Part 2.13 Another instance of Goya’s ability to reveal the truth about the human condition
What follows in the remaining sections of Part 2 are further examples of how fearful of the truth of our horrifically soul-corrupted condition the human race has been, and as a result, how determinedly we have presented a human-condition-denying representation of ourselves. And also how honest and exposing of all that dishonesty a very rare few people in history have been—like Sir Laurens van der Post, Plato, Nikolai Berdyaev, R.D. Laing, Michael Leunig, Francis Bacon, Edvard Munch, Francisco Goya, Vincent van Gogh, William Blake, Bob Dylan, and the other presenters of honest representations of the human condition that are included in this book.
To refer to Goya again (see paragraph 187), in addition to his etching The sleep of reason brings forth monsters, he also painted two contrasting representations of a famous festival in Spain, one denying the human condition and the other revealing it. The esteemed Australian TIME magazine art critic, Robert Hughes, described these pictures in his 2002 documentary Goya: Crazy Like A Genius: ‘There are two paintings of the same subject…[They are of] a big religious festival, that of St.

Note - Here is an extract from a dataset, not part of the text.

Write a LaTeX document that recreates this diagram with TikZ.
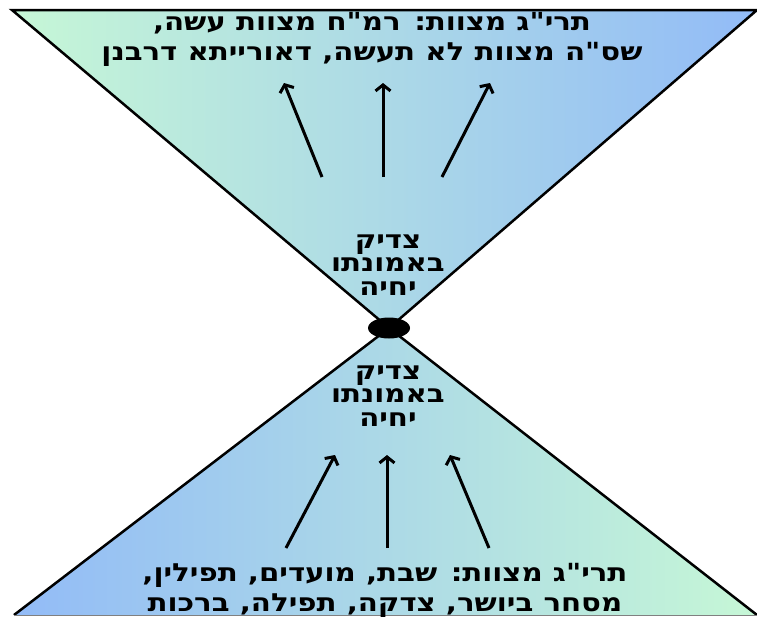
\documentclass[tikz,border=0pt]{standalone}
\usepackage{fontspec}
\setmainfont{DejaVu Sans}[Ligatures=TeXOff,FakeStretch=1.17]
\TeXXeTstate=1
\usetikzlibrary{arrows.meta,shapes.geometric}
\definecolor{mint}{RGB}{198,247,214}
\definecolor{sky}{RGB}{146,187,247}
\begin{document}
\begin{tikzpicture}[x=1pt,y=-1pt,
  side/.style={line width=2.5pt,line join=miter},
  arr/.style={line width=3pt,-{Straight Barb[length=6pt,width=15pt]}},
  txt/.style={font=\fontsize{25}{30}\selectfont\bfseries,align=center,inner sep=0pt},
  mid/.style={font=\fontsize{25}{23.5}\selectfont\bfseries,align=center,inner sep=0pt}]
\useasboundingbox (0,0) rectangle (757,616);
\coordinate (tl) at (12,10);
\coordinate (tr) at (757,10);
\coordinate (c) at (389,328);
\coordinate (bl) at (14,615);
\coordinate (br) at (757,615);
\shade[left color=mint,right color=sky] (tl)--(tr)--(c)--cycle;
\shade[left color=sky,right color=mint] (bl)--(br)--(c)--cycle;
\draw[side] (c)--(tl)--(tr)--cycle;
\draw[side] (bl)--(c)--(br);
\draw[line width=1pt,gray] (bl)--(br);
\node[ellipse,fill=black,minimum width=42pt,minimum height=21pt,inner sep=0pt] (hub) at (c) {};
% top arrows
\coordinate (ta1) at (322,177); \coordinate (tb1) at (284,83);
\coordinate (ta2) at (383,177); \coordinate (tb2) at (383,83);
\coordinate (ta3) at (442,177); \coordinate (tb3) at (490,83);
\draw[arr] (ta1)--(tb1);
\draw[arr] (ta2)--(tb2);
\draw[arr] (ta3)--(tb3);
% bottom arrows
\coordinate (ba1) at (286,548); \coordinate (bb1) at (335,455);
\coordinate (ba2) at (387,548); \coordinate (bb2) at (387,455);
\coordinate (ba3) at (489,548); \coordinate (bb3) at (450,455);
\draw[arr] (ba1)--(bb1);
\draw[arr] (ba2)--(bb2);
\draw[arr] (ba3)--(bb3);
% texts
\node[txt] (toptext) at (372,39) {\beginR תרי"ג מצוות: רמ"ח מצוות עשה,\endR\\\beginR שס"ה מצוות לא תעשה, דאורייתא דרבנן\endR};
\node[mid] (upper) at (388,265) {\beginR צדיק\endR\\\beginR באמונתו\endR\\\beginR יחיה\endR};
\node[mid] (lower) at (388,396) {\beginR צדיק\endR\\\beginR באמונתו\endR\\\beginR יחיה\endR};
\node[txt] (bottext) at (385,590) {\beginR תרי"ג מצוות: שבת, מועדים, תפילין,\endR\\\beginR מסחר ביושר, צדקה, תפילה, ברכות\endR};
\end{tikzpicture}
\end{document}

Isidro. On that day thousands of citizens, in their Sunday best, converged on a pilgrimage chapel outside Madrid and had a picnic.’ In the first representation titled ‘St. Isidro’s Meadow’ [below], Hughes said, ‘the girls are in their white parasols, the men in their finery, the scene is of social pleasure and jollity’.
Then, according to Hughes, ‘Thirty years later Goya returned to the same theme. In this picture [below, titled]…The Pilgrimage of St. Isidro, instead of these happy fashionable well-dressed young people, you have this horrible snake of…dark figures…like demons crawling across an ash heap. The faces are…of madmen and hysterics…The whole picture is deeply threatening’.
While Hughes wasn’t sound and secure enough to go beyond saying ‘The faces are…of madmen and hysterics’ and recognise that Goya was depicting the horrifically soul-corrupted state of our human condition, Goya clearly knew humanity was living a completely fraudulent, human-condition-denying, escapist, deluded existence. Accompanying his etching, Capricho 6, he even wrote that ‘The world is a masquerade. Looks, dress and voice, everything is only pretension. Everyone wants to appear to be what he is not. Everyone is deceiving, and no one ever knows himself.’ So Goya was an extremely bold, human-condition-confronting, prophetic, truthful thinker.